The aim of this project is to integrate Stanford CoreNLP into Apache Lucene to improve search results and allow more complex data analysis.
This is not a finished "product". Rather, it is a tool I simply needed for a project. Use at your own risk.
- Remove code duplication between
CoreNLPTokenStream
andCoreNLPTokenizer
. - Compound (multi-word) entities are not merged into one token.
- With
ner
enabled and default settings, solr will die with out-of-memory. You need to increase the memory.
- Stanford CoreNLP (stanford-corenlp)
- Apache Lucene (lucene-analyzers-common)
To build, use the Gradle wrapper: ./gradlew jar
Build everything, and copy all the jars into the classpath.
Then you need to define a field type, e.g.
<fieldType name="corenlp_en" class="solr.TextField">
<analyzer type="index">
<tokenizer class="com.kno10.corenlplucene.CoreNLPTokenizerFactory"
annotators="tokenize,ssplit,pos,lemma"
parse.model="edu/stanford/nlp/models/srparser/englishSR.ser.gz"
tokenize.language="en"
tokenize.options="americanize=true,asciiQuotes=true,ptb3Dashes=true,ptb3Ellipsis=true,untokenizable=noneKeep"
/>
<filter class="solr.LowerCaseFilterFactory"/>
<filter class="solr.TypeTokenFilterFactory" types="stoptypes.txt" useWhitelist="false"/>
</analyzer>
<analyzer type="query">
<tokenizer class="com.kno10.corenlplucene.CoreNLPTokenizerFactory"
annotators="tokenize,ssplit,pos,lemma"
parse.model="edu/stanford/nlp/models/srparser/englishSR.ser.gz"
tokenize.language="en"
tokenize.options="americanize=true,asciiQuotes=true,ptb3Dashes=true,ptb3Ellipsis=true,untokenizable=noneKeep"
/>
<filter class="solr.LowerCaseFilterFactory"/>
<filter class="solr.TypeTokenFilterFactory" types="stoptypes.txt" useWhitelist="false"/>
</analyzer>
</fieldType>
where stoptypes.txt
contains Penn treebank token types that you are not interested in.
The tested annotator combiations are tokenize,ssplit
(splitting only), tokenize,ssplit,pos,lemma
(with part-of-speech and lemmatization).
NER mode with tokenize,ssplit,pos,lemma,ner
, which will also tag persons and
location tokens, but it will not retain the compound information. This will
kill your Solr with an out of memory error, unless you increase the memory
limit; and this has not been tested much.

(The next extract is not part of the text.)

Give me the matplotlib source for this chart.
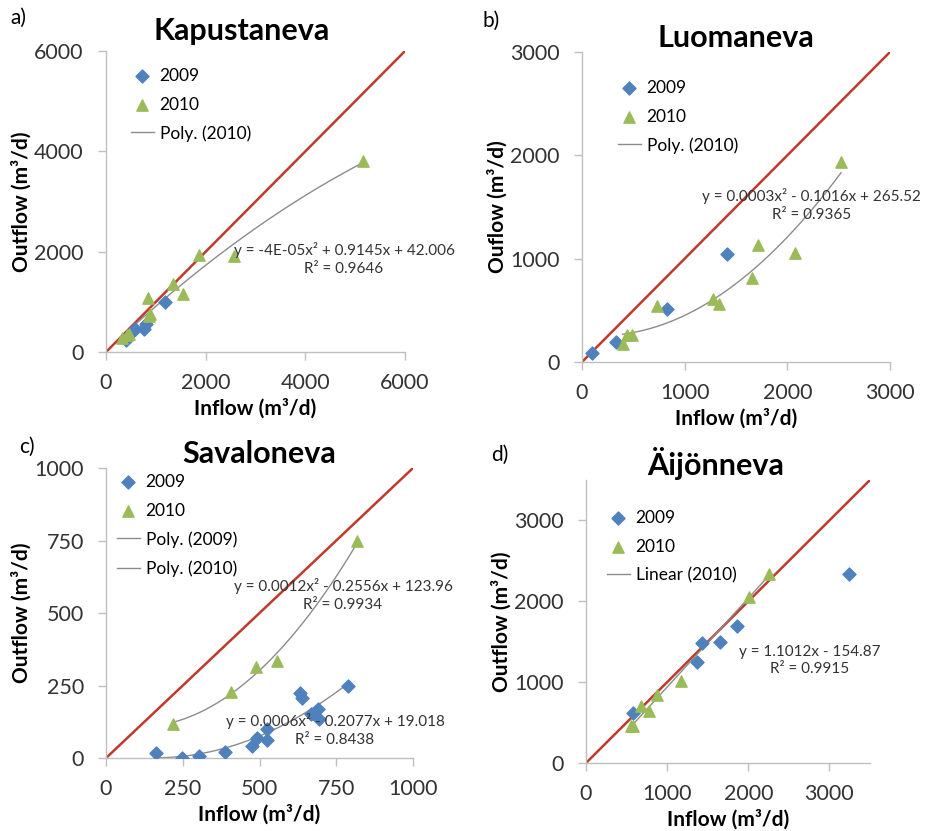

In the default configuration, the sentence
Data Mining analyzes data.
will yield the lemmatized tokens
data/NNP mining/NNP analyze/VBZ datum/NNS ./.
Note that data
was lemmatized to datum
(singular), but because Data Mining
is a named entity, it has not been lemmatized.
This is problematic in particular when parsing queries that are not proper sentences. However, if you use this analyzer for data analysis rather than traditional text search, this may be beneficial.
Because Stanford CoreNLP is GPL licensed, and Lucene is Apache licensed, the resulting combination will have to obey the terms of the GPL-3+ license.
Unless you are willing to license your code as GPL, do not use this in proprietary systems. (Or make your money with support and services, and open-source your system, like other companies do.)